Admissions office creates enrollment goals for next year

Now that final enrollment numbers are in, the Office of Admissions is focusing on its goals for next year in the areas of improving recruitment, diversity and financial aid opportunities.

“Certainly to recruit a bright, diverse class of students, it really takes a lot of effort throughout the campus,” said Stacey Kostell, director of undergraduate admissions.

The admissions office, the financial aid office and a marketing and communications unit for admissions create their own goals before coming together to collaborate on broad, campus-wide goals, Kostell said. An overview of these goals has been presented to the senate admissions committee and the Senate Executive Committee, or SEC, over the past few weeks.

Michael Biehl is the senate admissions committee chair and said the committee acts as a liaison between University admissions officers and the Urbana-Champaign Senate. After reviewing the campus enrollment plan goals last week, he said they are “in the spirit of” the University-wide enrollment management plan created by former University president Michael Hogan last spring.

“Speaking for the committee, these goals are very detailed, very challenging, and yet they are in line with the expressed admissions and enrollment management goals that have been previously communicated by the University,” Biehl said.

To achieve these objectives, he said administrators and faculty members need to have “appropriate dialogue and maintain ongoing communication efforts in this area.”

Kostell said a main enrollment goal is to increase the campus’ outreach and recruitment. She said the admissions office works to build relationships with Chicago public schools, but they also want to increase their “international presence” to ensure that students who attend the University represent a broad spectrum of nationalities.

Although the University is well-known by Illinois resident students, Kostell said it is important that high school students nationally and internationally are familiar with the University, so they are more likely to add it to their list of top schools.
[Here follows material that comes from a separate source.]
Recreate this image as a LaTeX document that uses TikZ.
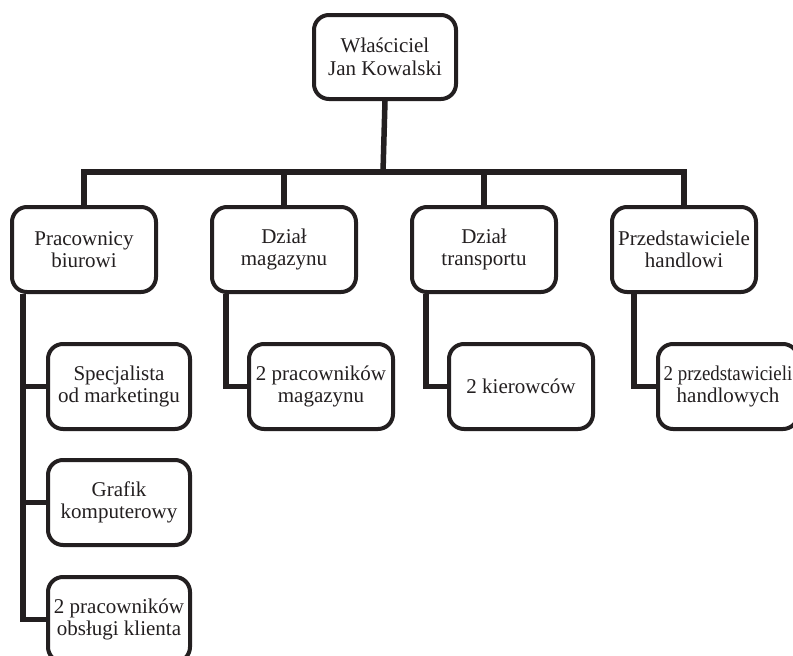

To do this, she said the admissions officers will pay attention to the outlets where students get their information about their prospective schools, such as College Confidential and College Prowler.

Calvin Lear, SEC member and graduate student, said there was some concern among the SEC regarding the term “diversity” as it pertains to international enrollment on campus.

“The SEC, as always, is concerned about striking a balance between various groups represented in the enrollment (numbers),” Lear said. “Some concerns were put forward that the University may underrepresent domestic students from in-state in favor of other groups.”

However, Lear said overall, the SEC thought the report on enrollment goals would benefit the campus, allowing for a stronger pool of incoming students.

Despite the University’s limited state funds, Kostell said admissions officers are also looking for ways to reduce costs for students. She said although there are no finalized plans, they are looking to create a scholarship website, which will make it easier for students to find scholarships that fit their qualifications.

“I think affordability is always a goal,” Kostell said. “We’re really looking at how we can best utilize our limited resources to maximize affordability.”